F. Scott Fitzgerald once wrote that: “You must either think, or other have to others think for you and take power from you, pervert your natural tastes, civilise and sterilise you.”  Young Muslim women are taught not to think but to obey. Their tastes are thwarted and their personalities castrated, to fit in to an ancient, brutal and unnecessary mould. It is not possible to legislate against God in the minds of the public. The purpose of regulating religious clothing or symbols is not an attempt to wholly secularise the public or to implement mandatory atheism. It is to eradicate specific, offensive beliefs and practices, not to nullify the religion as a whole.
Islam, like all religions, is a broad church. In the past Islam was a progressive religion, giving rights to women that were not available under Christianity, such as the right to divorce . Most of the rules were implemented not for the purpose of repression but to modify bad behaviour and abuse, toning it down and managing it. Islam can be seen as a form of harm minimisation. This is no longer good enough. Islam faces the dilemma of all textually based religions, that it must try to reconcile ancient beliefs with modern expectations.
Beyond the damaging effects on the individual children involved, there is a broader effect on Australian society. Outward displays of rebellion are a slap in the face to Australian society and increase the levels of discomfort, unease and concern amongst the Australian people. We do not allow the graffiti artist freedom to deface our public or private property and we should equally not allow Islam to deface our cultural landscape. To the eyes of conservative Australia, the Hijab is the ultimate graffiti. In the particular case of school-aged children, who are the innocent victims in this case, the level of unease is markedly increased. Much broo-ha-ha erupted over the decision of the French government to ban religious symbols , including Muslim head-scarves, in French schools. French opposition to the war in Iraq necessitated some kind of action to satiate the conservative section of the French public. Chirac spent his political capital on opposing the Iraq war and thus had to ‘payback’ the electorate in some other way. This is how politics works. In order to appease the conflicting desires of a heterogeneous populace, one must give with the left hand and take with the right.
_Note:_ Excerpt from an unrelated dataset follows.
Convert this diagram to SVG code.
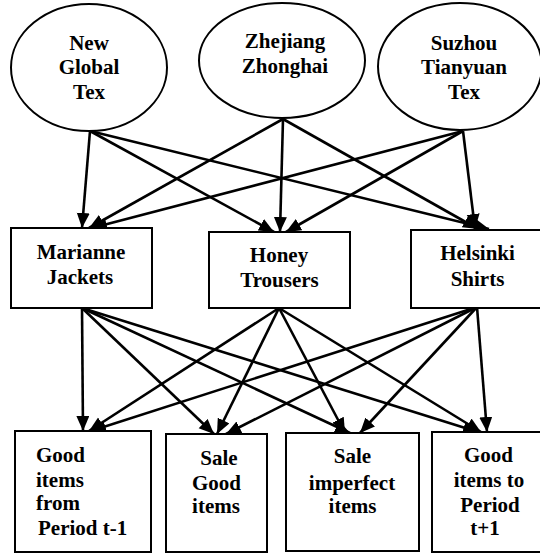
<svg xmlns="http://www.w3.org/2000/svg" width="540" height="556" viewBox="0 0 540 556">
<defs>
<marker id="arr" markerUnits="userSpaceOnUse" markerWidth="16" markerHeight="14" refX="15" refY="6.5" orient="auto">
<path d="M0,0 L15,6.5 L0,13 z" fill="#000"/>
</marker>
<style>
.n{fill:#fff;stroke:#000;stroke-width:2}
.t{font-weight:bold;font-size:21px;fill:#000;text-anchor:middle}
.l{text-anchor:start}
.c line{stroke:#000;stroke-width:2.6;marker-end:url(#arr)}
</style>
</defs>
<rect width="540" height="556" fill="#fff"/>
<g class="c" id="connectors">
<line x1="90" y1="131" x2="82" y2="228"/>
<line x1="90" y1="131" x2="274" y2="232"/>
<line x1="90" y1="131" x2="489" y2="229"/>
<line x1="283" y1="119" x2="89" y2="228"/>
<line x1="283" y1="119" x2="280" y2="232"/>
<line x1="283" y1="119" x2="478" y2="229"/>
<line x1="463" y1="131" x2="92" y2="228"/>
<line x1="463" y1="131" x2="286" y2="232"/>
<line x1="463" y1="131" x2="475" y2="229"/>
<line x1="82" y1="308" x2="83" y2="431"/>
<line x1="82" y1="308" x2="214" y2="434"/>
<line x1="82" y1="308" x2="350" y2="433"/>
<line x1="82" y1="308" x2="478" y2="432"/>
<line x1="279" y1="308" x2="89" y2="431"/>
<line x1="279" y1="308" x2="217" y2="434"/>
<line x1="279" y1="308" x2="345" y2="433"/>
<line x1="279" y1="308" x2="481" y2="432"/>
<line x1="477" y1="307" x2="91" y2="431"/>
<line x1="477" y1="307" x2="226" y2="434"/>
<line x1="477" y1="307" x2="360" y2="433"/>
<line x1="477" y1="307" x2="487" y2="432"/>
</g>
<g font-family="'Liberation Serif', 'Times New Roman', 'DejaVu Serif', serif">
<g id="new-global-tex">
<ellipse class="n" cx="89" cy="67.5" rx="78" ry="63.5"/>
<text class="t" x="89" y="50">New</text>
<text class="t" x="89" y="74">Global</text>
<text class="t" x="89" y="99">Tex</text>
</g>
<g id="zhejiang-zhonghai">
<ellipse class="n" cx="282" cy="60.5" rx="83" ry="57.5"/>
<text class="t" x="285" y="48">Zhejiang</text>
<text class="t" x="285" y="72.5">Zhonghai</text>
</g>
<g id="suzhou-tianyuan-tex">
<ellipse class="n" cx="460" cy="66.5" rx="82" ry="63.5"/>
<text class="t" x="464" y="50">Suzhou</text>
<text class="t" x="464" y="74">Tianyuan</text>
<text class="t" x="464" y="99">Tex</text>
</g>
<g id="marianne-jackets">
<rect class="n" x="11" y="228" width="141" height="80"/>
<text class="t" x="81" y="259">Marianne</text>
<text class="t" x="80" y="284">Jackets</text>
</g>
<g id="honey-trousers">
<rect class="n" x="209" y="232" width="141" height="76"/>
<text class="t" x="279" y="262">Honey</text>
<text class="t" x="279.5" y="287">Trousers</text>
</g>
<g id="helsinki-shirts">
<rect class="n" x="411" y="230" width="134" height="78"/>
<text class="t" x="477.5" y="260">Helsinki</text>
<text class="t" x="477.5" y="286">Shirts</text>
</g>
<g id="good-items-from-period">
<rect class="n" x="15" y="431" width="136" height="121"/>
<text class="t l" x="36" y="462">Good</text>
<text class="t l" x="36" y="487">items</text>
<text class="t l" x="36" y="510">from</text>
<text class="t l" x="38" y="535">Period t-1</text>
</g>
<g id="sale-good-items">
<rect class="n" x="166" y="434" width="101" height="118"/>
<text class="t" x="219" y="465">Sale</text>
<text class="t" x="216.5" y="490">Good</text>
<text class="t" x="216" y="513">items</text>
</g>
<g id="sale-imperfect-items">
<rect class="n" x="286" y="433" width="133" height="118"/>
<text class="t" x="352.5" y="463">Sale</text>
<text class="t" x="352" y="490">imperfect</text>
<text class="t" x="352.5" y="513">items</text>
</g>
<g id="good-items-to-period">
<rect class="n" x="432" y="432" width="110" height="120"/>
<text class="t" x="488.5" y="462">Good</text>
<text class="t" x="489" y="487">items to</text>
<text class="t" x="490" y="512">Period</text>
<text class="t" x="485" y="535">t+1</text>
</g>
</g>
</svg>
Prime Minister John Howard took the obverse course to France in supporting the American invasion of Iraq but declining to implement any curtailment of religious freedom. This was the correct decision as it pertains to Australia’s interests. A moral stance against US aggression would have been fruitless in what was to increasingly reveal itself as an inevitable conflict. A close alliance with the United States is Australia’s single greatest economic, defensive and strategic asset. Europe has more to lose by a subversion of the United Nations as a body of actual and moral authority. Having positioned Australia so strongly in favour of America, we are now in a position to act as an ‘honest broker’ between the World’s two great super-powers, the United States and China . Howard has achieved the remarkable diplomatic killing of being highly regarded in both the USA and China. This is what US president Nixon pioneered as triangular diplomacy, between the US, the former Soviet Union and Communist China . Such a course requires significant concessions on the domestic front to be effective. If Nixon had not built a McCarthyist profile as an anti-communist, this would not have been possible. There is an old saying that has become almost an adage of political Machiavellianism: “Only Nixon can go to China.” 
Whilst the actions of Australia and France were variant, the source of the disquiet were the same: Muslim integration in to the respective societies. Howard has at no time moved to wind back Australia’s commitment to religious freedom but has regularly, if not ritually, made forceful critiques of Islam in Australia. He described the adoption of the full dress and head-gear of Islam as “confronting” . It is to his eye, along with many of the Australian public, an aberration in the Australian panorama – and a cause for alarm. What is popular is not always right but it always has to be dealt with. Ignoring the issue would be disastrous. Public policy should be designed to ease tension rather than to exacerbate it but with one eye always fixed on what is right and just for the individual.
After advocating the banning of head-scarves in Australian schools, Liberal MP Bronwyn Bishop made the pertinent point that she received many emails thanking her and saying that they felt that now they could at least talk about this issue . Hearing politicians voice the grievances of the electorate, whether or not they intend to act upon the issue, is a form of catharsis. It can drain away some of the built up tension that has previously remained unexpurgated. What a politician says is as much a question of public policy as what he or she does.
This is a universal issue and should subsequently be approached nationally. The issue should be determined by the Federal government, at the behest of the Australian public. The substantive issues are the same for public and private schools and so no distinction should be made. There is an issue of freedom of association but I would argue that this should not apply to mandatory, school-aged education. Private schools receive funding from the government, sometimes in excess of that given to public schools, and they are regulated just as strenuously . These are not private corporations, exclusive clubs or associations and should not be treated as such. They serve a public function and should be administered with the public interest in mind.
The media has a public function and its role needs to be dealt with in the context of public policy. Even more than the government, it is the job of the media to manage these issues so that they are not inflamed or to make indelible marks on the public consciousness. The right-wing, conservative media is often falsely accused of attempting to influence and proselytise its agenda amongst an unsuspecting public. Far from wanting to control the thoughts of the electorate, the media acts as a conduit for mainstream opinion. It seeks to express and in doing so expunge the negative sentiment that develops from compulsory, politically correct silence. A newspaper like The Australian  seeks to civilise the reaction to Islam, giving expression to conservative sentiments in an intelligent and cogent way, so as to arm an inarticulate populace with the tools to defend their intuitive beliefs. It has an empowering and pedagogic function. People seek out media that reinforces their own beliefs. If there is no mainstream outlet for discontent, people will turn to alternative, underground sources, which may contain disturbing, extremist agendas. By keeping it within the bounds of the mainstream, the right-wing media is able to discipline and police these sentiments and not allow them to get out of control.
Such an understanding of the media should be kept in mind before one is lambasted as a fascist; Sometimes we must bow down and wash the feet of our enemies, lest they leave footprints on our souls.